## PROBLEM
Leave out the images and repeat the listing below without a single change.
■ ■ ■
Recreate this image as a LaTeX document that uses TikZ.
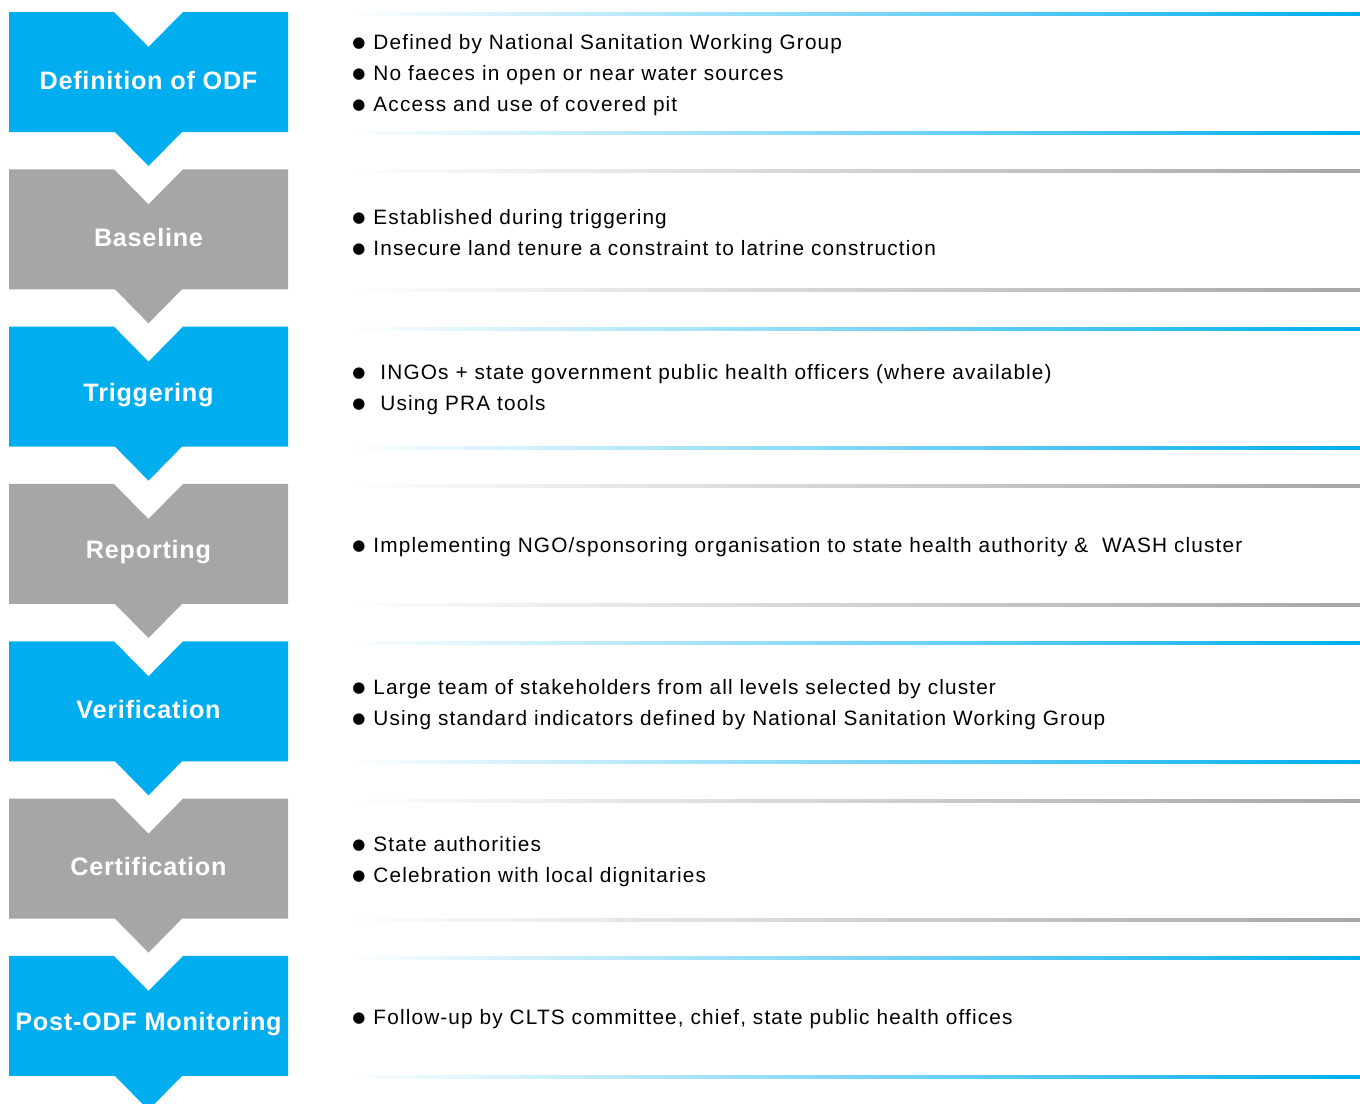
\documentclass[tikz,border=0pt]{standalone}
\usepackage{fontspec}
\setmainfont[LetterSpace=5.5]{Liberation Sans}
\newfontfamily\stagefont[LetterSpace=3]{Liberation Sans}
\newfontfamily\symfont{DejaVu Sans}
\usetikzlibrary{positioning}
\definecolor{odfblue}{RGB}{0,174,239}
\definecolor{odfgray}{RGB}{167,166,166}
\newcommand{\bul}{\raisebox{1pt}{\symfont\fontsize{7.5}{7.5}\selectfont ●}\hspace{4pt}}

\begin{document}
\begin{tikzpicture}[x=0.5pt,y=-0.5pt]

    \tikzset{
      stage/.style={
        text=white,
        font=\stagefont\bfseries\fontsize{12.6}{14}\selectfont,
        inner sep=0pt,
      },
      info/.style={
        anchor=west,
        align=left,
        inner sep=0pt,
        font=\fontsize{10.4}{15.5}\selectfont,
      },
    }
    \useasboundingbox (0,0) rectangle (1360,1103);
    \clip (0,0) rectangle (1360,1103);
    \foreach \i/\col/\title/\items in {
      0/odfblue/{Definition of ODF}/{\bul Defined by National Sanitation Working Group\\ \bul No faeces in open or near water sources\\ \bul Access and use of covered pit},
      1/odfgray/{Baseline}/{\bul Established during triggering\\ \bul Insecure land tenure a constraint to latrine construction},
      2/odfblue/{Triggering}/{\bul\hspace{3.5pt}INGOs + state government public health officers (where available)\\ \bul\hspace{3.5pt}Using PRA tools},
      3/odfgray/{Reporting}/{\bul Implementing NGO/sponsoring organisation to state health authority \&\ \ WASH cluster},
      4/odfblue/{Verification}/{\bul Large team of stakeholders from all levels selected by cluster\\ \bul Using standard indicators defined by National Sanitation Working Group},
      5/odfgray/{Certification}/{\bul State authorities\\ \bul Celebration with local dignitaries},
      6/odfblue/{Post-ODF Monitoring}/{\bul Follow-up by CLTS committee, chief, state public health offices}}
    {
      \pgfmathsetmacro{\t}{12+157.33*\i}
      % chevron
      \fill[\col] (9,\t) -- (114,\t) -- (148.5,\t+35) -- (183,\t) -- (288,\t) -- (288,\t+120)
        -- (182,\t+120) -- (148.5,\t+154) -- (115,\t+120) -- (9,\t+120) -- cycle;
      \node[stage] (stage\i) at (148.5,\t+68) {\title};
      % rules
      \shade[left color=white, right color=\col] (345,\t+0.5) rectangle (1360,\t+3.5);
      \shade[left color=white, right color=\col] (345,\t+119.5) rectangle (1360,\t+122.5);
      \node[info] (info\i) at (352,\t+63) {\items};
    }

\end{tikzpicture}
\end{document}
■ ■ ■
## EXERCISE ANSWER
Recreate this image as a LaTeX document that uses TikZ.
\documentclass[tikz,border=0pt]{standalone}
\usepackage{fontspec}
\setmainfont[LetterSpace=5.5]{Liberation Sans}
\newfontfamily\stagefont[LetterSpace=3]{Liberation Sans}
\newfontfamily\symfont{DejaVu Sans}
\usetikzlibrary{positioning}
\definecolor{odfblue}{RGB}{0,174,239}
\definecolor{odfgray}{RGB}{167,166,166}
\newcommand{\bul}{\raisebox{1pt}{\symfont\fontsize{7.5}{7.5}\selectfont ●}\hspace{4pt}}

\begin{document}
\begin{tikzpicture}[x=0.5pt,y=-0.5pt]

    \tikzset{
      stage/.style={
        text=white,
        font=\stagefont\bfseries\fontsize{12.6}{14}\selectfont,
        inner sep=0pt,
      },
      info/.style={
        anchor=west,
        align=left,
        inner sep=0pt,
        font=\fontsize{10.4}{15.5}\selectfont,
      },
    }
    \useasboundingbox (0,0) rectangle (1360,1103);
    \clip (0,0) rectangle (1360,1103);
    \foreach \i/\col/\title/\items in {
      0/odfblue/{Definition of ODF}/{\bul Defined by National Sanitation Working Group\\ \bul No faeces in open or near water sources\\ \bul Access and use of covered pit},
      1/odfgray/{Baseline}/{\bul Established during triggering\\ \bul Insecure land tenure a constraint to latrine construction},
      2/odfblue/{Triggering}/{\bul\hspace{3.5pt}INGOs + state government public health officers (where available)\\ \bul\hspace{3.5pt}Using PRA tools},
      3/odfgray/{Reporting}/{\bul Implementing NGO/sponsoring organisation to state health authority \&\ \ WASH cluster},
      4/odfblue/{Verification}/{\bul Large team of stakeholders from all levels selected by cluster\\ \bul Using standard indicators defined by National Sanitation Working Group},
      5/odfgray/{Certification}/{\bul State authorities\\ \bul Celebration with local dignitaries},
      6/odfblue/{Post-ODF Monitoring}/{\bul Follow-up by CLTS committee, chief, state public health offices}}
    {
      \pgfmathsetmacro{\t}{12+157.33*\i}
      % chevron
      \fill[\col] (9,\t) -- (114,\t) -- (148.5,\t+35) -- (183,\t) -- (288,\t) -- (288,\t+120)
        -- (182,\t+120) -- (148.5,\t+154) -- (115,\t+120) -- (9,\t+120) -- cycle;
      \node[stage] (stage\i) at (148.5,\t+68) {\title};
      % rules
      \shade[left color=white, right color=\col] (345,\t+0.5) rectangle (1360,\t+3.5);
      \shade[left color=white, right color=\col] (345,\t+119.5) rectangle (1360,\t+122.5);
      \node[info] (info\i) at (352,\t+63) {\items};
    }

\end{tikzpicture}
\end{document}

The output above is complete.